Second thought about printing a PP float - if the honeycomb structure proved to be too heavy after a float test, you might consider making a two piece float, like a cup and lid, or two shorter cup shaped pieces joined in the middle like traditional drawn brass float parts. The issues with this are the joint will need sealing and must have reliable fastening. a snap fit could be designed in and would give good fastening but would likely not seal well. Glue or sealant could be used but it would need to be gasoline / petrol proof and also virtually no glue will provide a strong permanent bond with PP or PE or nylon parts, as the surface energy is just too low. (now waiting for the armchair experts to say "this glue will sort of work on PP" or "do corona treatment / laser etch before gluing" or other magic solutions - these do not work, in my experience having been tasked with joining PP and PE parts in industry many times. If there was a solution for gluing PP and PE strongly, industry would be using it, believe me.) A rubber o-ring could possibly be designed into the groove of a snap joint but the ring would add weight and the extra plastic of the joint itself would add weight. Heat staking or ultrasonic assembly might work to join and seal the PP parts but it requires special equipment and may not work with 3D printed parts. The layer to layer bond in 3D prints may not stand up to the force of heat staking or the vibration/force of ultrasonic welding These processes do work very well with injection moulded PP or PE or nylon parts though, if the shape of the joint is designed carefully.

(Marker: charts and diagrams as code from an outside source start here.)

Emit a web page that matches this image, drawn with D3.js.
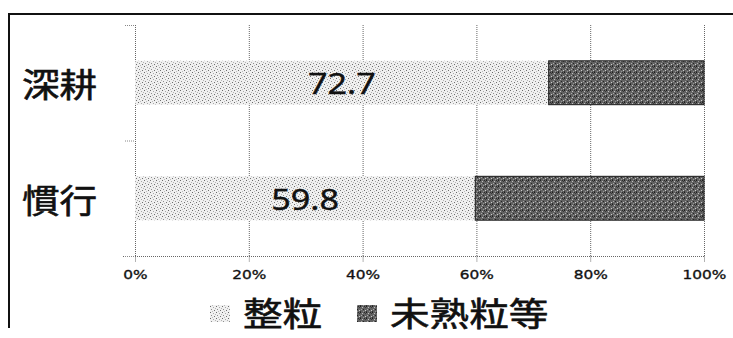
<!DOCTYPE html>
<html>
<head>
<meta charset="utf-8">
<script src="https://cdn.jsdelivr.net/npm/d3@7/dist/d3.min.js"></script>
<style>
  html, body { margin: 0; padding: 0; background: #fff; }
  svg { display: block; }
</style>
</head>
<body>
<svg id="chart" width="733" height="338"></svg>
<script>
// Grain composition by tillage method (percent, stacked to 100%)
const categories = ["深耕", "慣行"];
const seriesNames = ["整粒", "未熟粒等"];
const wholeGrain = [72.7, 59.8];
const immatureEtc = [27.3, 40.2];
const tickValues = [0, 20, 40, 60, 80, 100];
const tickLabels = ["0%", "20%", "40%", "60%", "80%", "100%"];

const svg = d3.select("#chart");
const SX = 1.18; // horizontal stretch applied to all text

// Fill patterns: light stipple for whole grain, dark texture for immature
const defs = svg.append("defs");
const light = defs.append("pattern").attr("id", "pLight")
  .attr("patternUnits", "userSpaceOnUse").attr("width", 6).attr("height", 6);
light.append("rect").attr("width", 6).attr("height", 6).attr("fill", "#f0f0f0");
[[0,0,"#6a6a6a"],[3,1,"#a8a8a8"],[1,3,"#8e8e8e"],[4,4,"#707070"],[2,5,"#bcbcbc"],[5,2,"#b4b4b4"]]
  .forEach(([x, y, c]) => light.append("rect").attr("x", x).attr("y", y).attr("width", 1).attr("height", 1).attr("fill", c));

const dark = defs.append("pattern").attr("id", "pDark")
  .attr("patternUnits", "userSpaceOnUse").attr("width", 6).attr("height", 6);
dark.append("rect").attr("width", 6).attr("height", 6).attr("fill", "#626262");
[[0,0,"#1e1e1e"],[2,1,"#c2c2c2"],[4,0,"#2c2c2c"],[1,3,"#a8a8a8"],[3,3,"#262626"],[5,4,"#cacaca"],[0,5,"#333"],[3,5,"#959595"],[5,1,"#3a3a3a"]]
  .forEach(([x, y, c]) => dark.append("rect").attr("x", x).attr("y", y).attr("width", 1).attr("height", 1).attr("fill", c));

// Outer frame (top and left edges)
svg.append("line").attr("x1", 8).attr("x2", 733).attr("y1", 14).attr("y2", 14)
  .attr("stroke", "#111").attr("stroke-width", 2);
svg.append("line").attr("x1", 9).attr("x2", 9).attr("y1", 14).attr("y2", 328)
  .attr("stroke", "#111").attr("stroke-width", 2);

// Scales
const x = d3.scaleLinear().domain([0, 100]).range([135, 704]);
const y = d3.scaleBand().domain(categories).range([25, 256])
  .paddingInner(0.62).paddingOuter(0.31);
const plotTop = 25, plotBottom = 256;

// Vertical gridlines
svg.append("g").selectAll("line").data(tickValues).join("line")
  .attr("x1", d => x(d) + 0.5).attr("x2", d => x(d) + 0.5)
  .attr("y1", plotTop).attr("y2", plotBottom)
  .attr("stroke", "#666").attr("stroke-width", 1).attr("stroke-dasharray", "1,1");

// Bottom axis
const xAxis = svg.append("g").attr("transform", `translate(0,${plotBottom + 0.5})`)
  .call(d3.axisBottom(x).tickValues(tickValues).tickSize(6).tickFormat((d, i) => tickLabels[i]));
xAxis.select(".domain").attr("d", `M123,0H${x(100)}`)
  .attr("stroke", "#666").attr("stroke-dasharray", "1,1");
xAxis.selectAll(".tick line").attr("stroke", "#666").attr("stroke-dasharray", "1,1");
xAxis.selectAll(".tick text")
  .attr("y", 0).attr("dy", 0)
  .attr("transform", "translate(0,18) scale(" + SX + ",1)")
  .attr("font-family", "DejaVu Sans, Verdana, sans-serif")
  .attr("font-size", 13).attr("fill", "#111")
  .attr("stroke", "#111").attr("stroke-width", 0.35)
  .attr("dominant-baseline", "central");

// Left axis ticks at band boundaries
const bounds = [plotTop, (y(categories[0]) + y.bandwidth() + y(categories[1])) / 2, plotBottom];
svg.append("g").selectAll("line").data(bounds).join("line")
  .attr("x1", 125).attr("x2", x(0)).attr("y1", d => d + 0.5).attr("y2", d => d + 0.5)
  .attr("stroke", "#888").attr("stroke-dasharray", "1,1");

// Stacked bars
const bars = svg.append("g");
bars.selectAll("rect.whole").data(categories).join("rect").attr("class", "whole")
  .attr("x", x(0)).attr("y", d => y(d))
  .attr("width", (d, i) => x(wholeGrain[i]) - x(0)).attr("height", y.bandwidth())
  .attr("fill", "url(#pLight)");
bars.selectAll("rect.immature").data(categories).join("rect").attr("class", "immature")
  .attr("x", (d, i) => x(wholeGrain[i])).attr("y", d => y(d))
  .attr("width", (d, i) => x(wholeGrain[i] + immatureEtc[i]) - x(wholeGrain[i])).attr("height", y.bandwidth())
  .attr("fill", "url(#pDark)").attr("stroke", "#1a1a1a").attr("stroke-width", 1);

// Value labels centred in the whole-grain segment
svg.append("g").selectAll("text").data(categories).join("text")
  .attr("transform", (d, i) => `translate(${(x(0) + x(wholeGrain[i])) / 2},${y(d) + y.bandwidth() / 2}) scale(${SX},1)`)
  .attr("text-anchor", "middle").attr("dominant-baseline", "central")
  .attr("font-family", "Noto Sans, Open Sans, sans-serif").attr("font-size", 29).attr("fill", "#111")
  .attr("stroke", "#111").attr("stroke-width", 0.4)
  .text((d, i) => wholeGrain[i].toFixed(1));

// Category labels
svg.append("g").selectAll("text").data(categories).join("text")
  .attr("transform", d => `translate(22,${y(d) + y.bandwidth() / 2}) scale(1.14,1)`)
  .attr("dominant-baseline", "central")
  .attr("font-family", "Noto Sans CJK JP, sans-serif").attr("font-size", 33).attr("fill", "#111")
  .attr("stroke", "#111").attr("stroke-width", 0.6)
  .text(d => d);

// Legend
const legendX = [210, 357];
const legendFill = ["url(#pLight)", "url(#pDark)"];
const lg = svg.append("g");
seriesNames.forEach((name, i) => {
  lg.append("rect").attr("x", legendX[i]).attr("y", 305).attr("width", 20).attr("height", 17)
    .attr("fill", legendFill[i]);
  lg.append("text")
    .attr("transform", `translate(${legendX[i] + 33},312) scale(1.2,1)`)
    .attr("dominant-baseline", "central")
    .attr("font-family", "Noto Sans CJK JP, sans-serif").attr("font-size", 33).attr("fill", "#111")
    .attr("stroke", "#111").attr("stroke-width", 0.6)
    .text(name);
});
</script>
</body>
</html>
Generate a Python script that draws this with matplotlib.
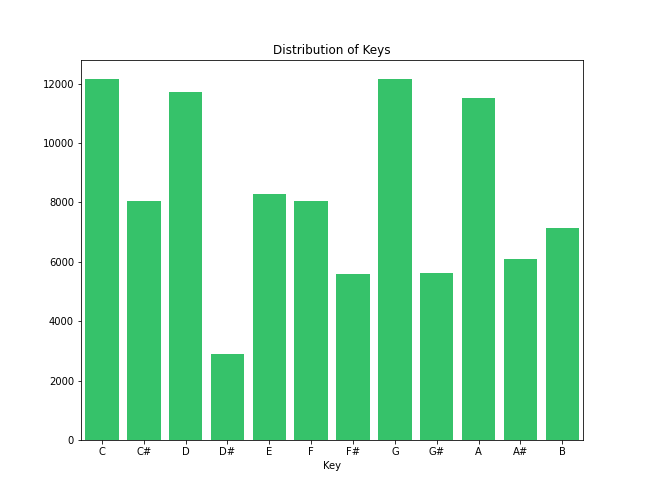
import matplotlib
matplotlib.use("Agg")
import matplotlib.pyplot as plt

keys = ["C", "C#", "D", "D#", "E", "F", "F#", "G", "G#", "A", "A#", "B"]
counts = [12170, 8056, 11730, 2900, 8290, 8056, 5596, 12170, 5630, 11528, 6100, 7146]

fig = plt.figure(figsize=(9, 7), dpi=72)
ax = fig.add_axes([0.125, 1 - 440/504, 0.775, (440-60)/504])
ax.bar(range(len(keys)), counts, width=0.8, color="#36c26a")
ax.set_xticks(range(len(keys)))
ax.set_xticklabels(keys)
ax.set_xlim(-0.5, len(keys) - 0.5)
ax.set_ylim(0, 12800)
ax.set_yticks(range(0, 12001, 2000))
ax.set_xlabel("Key")
ax.set_title("Distribution of Keys")
fig.savefig("out.png", dpi=72)
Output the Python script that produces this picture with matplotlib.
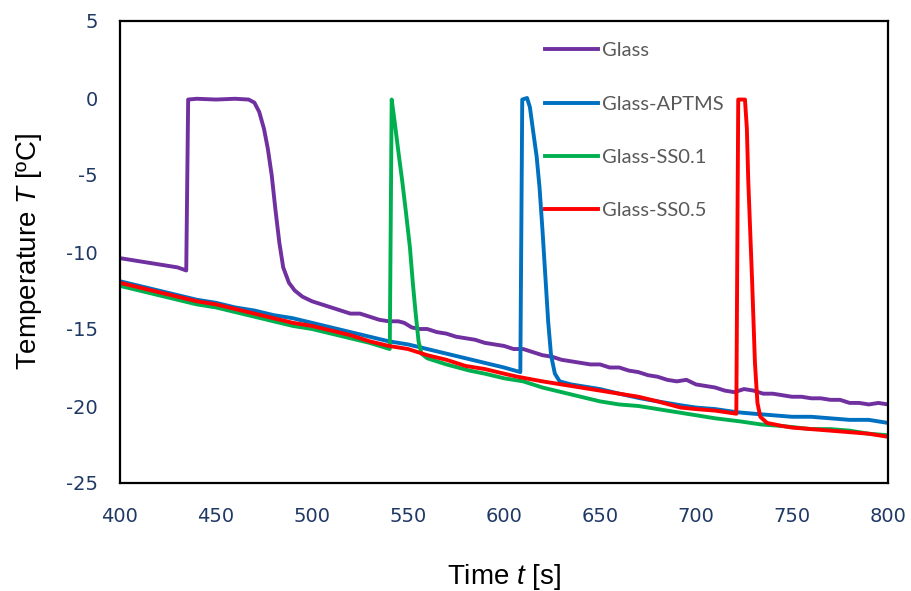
import matplotlib
matplotlib.use("Agg")
import matplotlib.pyplot as plt

plt.rcParams['axes.unicode_minus'] = False
plt.rcParams['mathtext.fontset'] = 'custom'
plt.rcParams['mathtext.it'] = 'Liberation Sans:italic'
plt.rcParams['mathtext.rm'] = 'Liberation Sans'

# Glass
t_glass = [400, 410, 420, 430, 434.5, 435.5, 440, 450, 460, 467, 470, 472.5, 475, 477, 479, 481, 483,
           485, 488, 491, 495, 500, 505, 510, 515, 520, 525, 530, 535, 540, 545, 548, 552, 556, 560,
           565, 570, 575, 580, 585, 590, 595, 600, 605, 610, 615, 620, 625, 630, 635, 640, 645, 650,
           655, 660, 665, 670, 675, 680, 685, 690, 695, 700, 705, 710, 715, 720, 725, 730, 735, 740,
           745, 750, 755, 760, 765, 770, 775, 780, 785, 790, 795, 800]
T_glass = [-10.4, -10.6, -10.8, -11.0, -11.2, -0.1, -0.05, -0.1, -0.05, -0.1, -0.3, -0.9, -2.0, -3.3,
           -5.0, -7.3, -9.4, -11.0, -12.0, -12.5, -12.9, -13.2, -13.4, -13.6, -13.8, -14.0, -14.0,
           -14.2, -14.4, -14.5, -14.5, -14.6, -14.9, -15.0, -15.0, -15.2, -15.3, -15.5, -15.6, -15.7,
           -15.9, -16.0, -16.1, -16.3, -16.3, -16.5, -16.7, -16.8, -17.0, -17.1, -17.2, -17.3, -17.3,
           -17.5, -17.5, -17.7, -17.8, -18.0, -18.1, -18.3, -18.4, -18.3, -18.6, -18.7, -18.8, -19.0,
           -19.1, -18.9, -19.0, -19.2, -19.2, -19.3, -19.4, -19.4, -19.5, -19.5, -19.6, -19.6, -19.8,
           -19.8, -19.9, -19.8, -19.9]

# Glass-APTMS
t_aptms = [400, 410, 420, 430, 440, 450, 460, 470, 480, 490, 500, 510, 520, 530, 540, 550, 560, 570,
           580, 590, 600, 608.5, 609.5, 612, 613.5, 615, 617, 618.5, 620, 621.5, 623, 624.5, 626.5,
           629, 635, 640, 650, 660, 671, 680, 692, 700, 710, 721, 730, 740, 750, 760, 770, 780, 790, 800]
T_aptms = [-11.9, -12.2, -12.5, -12.8, -13.1, -13.3, -13.6, -13.8, -14.1, -14.3, -14.6, -14.9, -15.2,
           -15.5, -15.8, -16.0, -16.3, -16.6, -16.9, -17.2, -17.5, -17.8, -0.1, 0.0, -0.6, -2.0, -3.8,
           -5.8, -8.5, -11.5, -14.5, -16.7, -17.9, -18.4, -18.6, -18.7, -18.9, -19.2, -19.5, -19.7,
           -19.95, -20.1, -20.2, -20.4, -20.5, -20.6, -20.7, -20.7, -20.8, -20.9, -20.9, -21.1]

# Glass-SS0.1
t_ss01 = [400, 410, 420, 430, 440, 450, 460, 470, 480, 490, 500, 510, 520, 530, 540.5, 541.5, 543,
          545, 547, 549, 551, 552.5, 554, 555.5, 557, 560, 570, 582, 590, 600, 610, 620, 630, 640,
          650, 660, 670, 680, 690, 700, 710, 723, 734, 745, 760, 770, 780, 790, 800]
T_ss01 = [-12.2, -12.5, -12.8, -13.1, -13.4, -13.6, -13.9, -14.2, -14.5, -14.8, -15.0, -15.3, -15.6,
          -15.9, -16.3, -0.1, -1.5, -3.5, -5.4, -7.5, -9.7, -12.0, -14.0, -15.8, -16.6, -16.9, -17.3,
          -17.7, -17.9, -18.2, -18.4, -18.8, -19.1, -19.4, -19.7, -19.9, -20.0, -20.2, -20.4, -20.6,
          -20.8, -21.0, -21.2, -21.3, -21.5, -21.5, -21.6, -21.8, -21.9]

# Glass-SS0.5
t_ss05 = [400, 410, 420, 430, 440, 450, 460, 470, 480, 490, 500, 510, 520, 530, 540, 550, 560, 570,
          580, 590, 600, 607, 620, 630, 640, 650, 660, 670, 680, 692, 700, 710, 721, 722, 725.5,
          726.5, 727.2, 729.2, 730.7, 732, 733.5, 737, 745, 750, 760, 770, 780, 790, 800]
T_ss05 = [-12.0, -12.3, -12.6, -12.9, -13.2, -13.4, -13.7, -14.0, -14.3, -14.6, -14.8, -15.1, -15.4,
          -15.8, -16.1, -16.3, -16.7, -17.0, -17.4, -17.6, -17.9, -18.1, -18.4, -18.6, -18.8, -19.0,
          -19.2, -19.4, -19.7, -20.1, -20.2, -20.3, -20.5, -0.1, -0.1, -2.0, -5.3, -11.8, -17.2,
          -19.8, -20.7, -21.1, -21.3, -21.4, -21.5, -21.6, -21.7, -21.8, -22.0]

series = [
    ("Glass", t_glass, T_glass, "#7030A0"),
    ("Glass-APTMS", t_aptms, T_aptms, "#0070C0"),
    ("Glass-SS0.1", t_ss01, T_ss01, "#00B050"),
    ("Glass-SS0.5", t_ss05, T_ss05, "#FF0000"),
]

fig = plt.figure(figsize=(9.12, 5.91), dpi=100)
ax = fig.add_axes([120/912, 1-483/591, 768/912, 462/591])

for name, t, T, c in series:
    ax.plot(t, T, color=c, lw=2.8, label=name, solid_joinstyle='round')

ax.set_xlim(400, 800)
ax.set_ylim(-25, 5)
ax.set_xticks(range(400, 801, 50))
ax.set_yticks(range(-25, 6, 5))
for s in ax.spines.values():
    s.set_linewidth(1.6)
    s.set_color("black")

ax.tick_params(axis='both', length=0, colors="#1F3864")
ax.tick_params(axis='x', pad=17)
ax.tick_params(axis='y', pad=16)
for lab in ax.get_xticklabels() + ax.get_yticklabels():
    lab.set_fontfamily(['Liberation Sans Narrow', 'DejaVu Sans'])
    lab.set_fontsize(14)

lab_font = dict(family=['Liberation Sans', 'DejaVu Sans'], size=20)
ax.set_xlabel("Time $\\it{t}$ [s]", fontdict=lab_font)
ax.xaxis.set_label_coords(0.5, -0.172)
ax.set_ylabel("Temperature $\\it{T}$ [ºC]", fontdict=lab_font)
ax.yaxis.set_label_coords(-0.099, 0.5)

leg = ax.legend(loc='upper left', bbox_to_anchor=(0.53, 0.993), frameon=False,
                prop=dict(family=['Lato', 'DejaVu Sans'], size=14.5),
                handlelength=2.6, handletextpad=0.2, labelspacing=1.8)
for txt in leg.get_texts():
    txt.set_color("#595959")

fig.savefig("out.png", dpi=100)
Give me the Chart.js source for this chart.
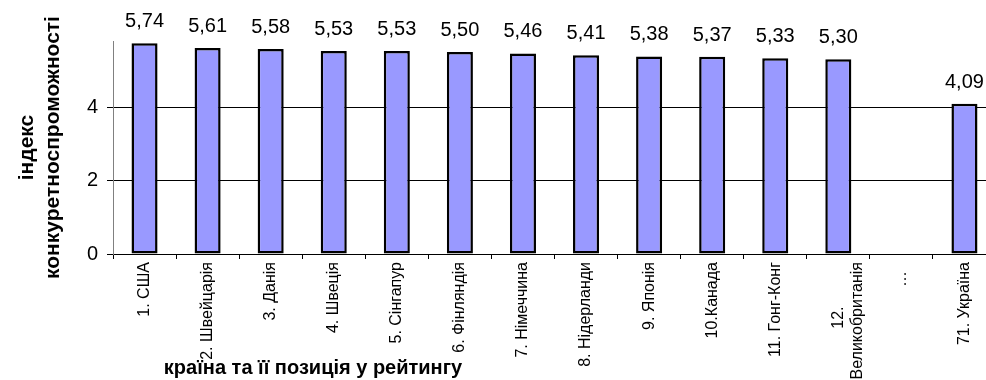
<!DOCTYPE html>
<html>
<head>
<meta charset="utf-8">
<script src="https://cdn.jsdelivr.net/npm/chart.js@4/dist/chart.umd.min.js"></script>
<style>
  html, body { margin: 0; padding: 0; background: #fff; overflow: hidden; }
  .wrap { width: 986px; height: 380px; overflow: hidden; }
</style>
</head>
<body>
<div class="wrap">
  <canvas id="ctx-rating" width="1000" height="380"></canvas>
</div>
<script>
const countries = [
    '1. США',
    '2. Швейцарія',
    '3. Данія',
    '4. Швеція',
    '5. Сінгапур',
    '6. Фінляндія',
    '7. Німеччина',
    '8. Нідерланди',
    '9. Японія',
    '10.Канада',
    '11. Гонг-Конг',
    ['12.' + '\u00a0'.repeat(10), 'Великобританія'],
    '…\u00a0\u00a0',
    '71. Україна'
];
const indexValues = [5.74, 5.61, 5.58, 5.53, 5.53, 5.50, 5.46, 5.41, 5.38, 5.37, 5.33, 5.30, null, 4.09];
const yTicks = [0, 2, 4];

const yTitle = ['індекс', 'конкуретноспроможності'];
const xTitle = 'країна та її позиція у рейтингу';

const FONT = "'Liberation Sans', Arial, sans-serif";

// value above each bar, decimal comma
const valueLabels = {
    id: 'valueLabels',
    afterDatasetsDraw(chart) {
        const ctx = chart.ctx;
        const meta = chart.getDatasetMeta(0);
        ctx.save();
        ctx.font = '20px ' + FONT;
        ctx.fillStyle = '#000';
        ctx.textAlign = 'center';
        ctx.textBaseline = 'alphabetic';
        meta.data.forEach((bar, i) => {
            const v = indexValues[i];
            if (v === null) return;
            ctx.fillText(v.toFixed(2).replace('.', ','), bar.x, bar.y - 16);
        });
        ctx.restore();
    }
};

// x axis title sits left of centre, overlapping the long labels
const xAxisTitle = {
    id: 'xAxisTitle',
    afterDraw(chart) {
        const ctx = chart.ctx;
        ctx.save();
        ctx.font = 'bold 20px ' + FONT;
        ctx.fillStyle = '#000';
        ctx.textAlign = 'center';
        ctx.textBaseline = 'alphabetic';
        ctx.fillText(xTitle, 313, 374);
        ctx.restore();
    }
};

const ctx = document.getElementById('ctx-rating');

new Chart(ctx, {
    type: 'bar',
    data: {
        labels: countries,
        datasets: [{
            data: indexValues,
            backgroundColor: '#9999ff',
            borderColor: '#000',
            borderWidth: 2.5,
            borderSkipped: false,
            barPercentage: 0.413,
            categoryPercentage: 1
        }]
    },
    options: {
        responsive: false,
        animation: false,
        layout: { padding: { top: 41, right: 4, left: 0, bottom: 0 } },
        plugins: {
            legend: { display: false },
            tooltip: { enabled: false }
        },
        scales: {
            x: {
                afterFit: (scale) => { scale.height = 126; },
                grid: {
                    offset: true,
                    drawOnChartArea: false,
                    drawTicks: true,
                    tickLength: 5,
                    color: '#000'
                },
                border: { color: '#000', width: 1 },
                ticks: {
                    autoSkip: false,
                    minRotation: 90,
                    maxRotation: 90,
                    padding: 3,
                    color: '#000',
                    font: { family: FONT, size: 16 }
                }
            },
            y: {
                min: 0,
                max: 5.8,
                afterFit: (scale) => { scale.width = 113; },
                afterBuildTicks: (scale) => {
                    scale.ticks = yTicks.map(v => ({ value: v }));
                },
                grid: {
                    color: '#000',
                    drawTicks: true,
                    tickLength: 6
                },
                border: { color: '#808080', width: 1 },
                ticks: {
                    padding: 9,
                    color: '#000',
                    font: { family: FONT, size: 20 }
                },
                title: {
                    display: true,
                    text: yTitle,
                    color: '#000',
                    padding: { top: 14, bottom: 0 },
                    font: { family: FONT, size: 21, weight: 'bold', lineHeight: 1.25 }
                }
            }
        }
    },
    plugins: [valueLabels, xAxisTitle]
});
</script>
</body>
</html>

All the above considered, I suggest carving the float out of Nitrophyl foam or similar, or making it out of brass shim stock formed and soldered in the traditional way may be better solutions in the home shop to make a float.
If doing one in brass shim stock, 3D printing could be used to make really nice form tools to stamp convex / concave ends. Absolute minimum of solder is needed for the brass float assembly naturally, to keep weight to a minimum.
Just food for thought. Hope the ideas help.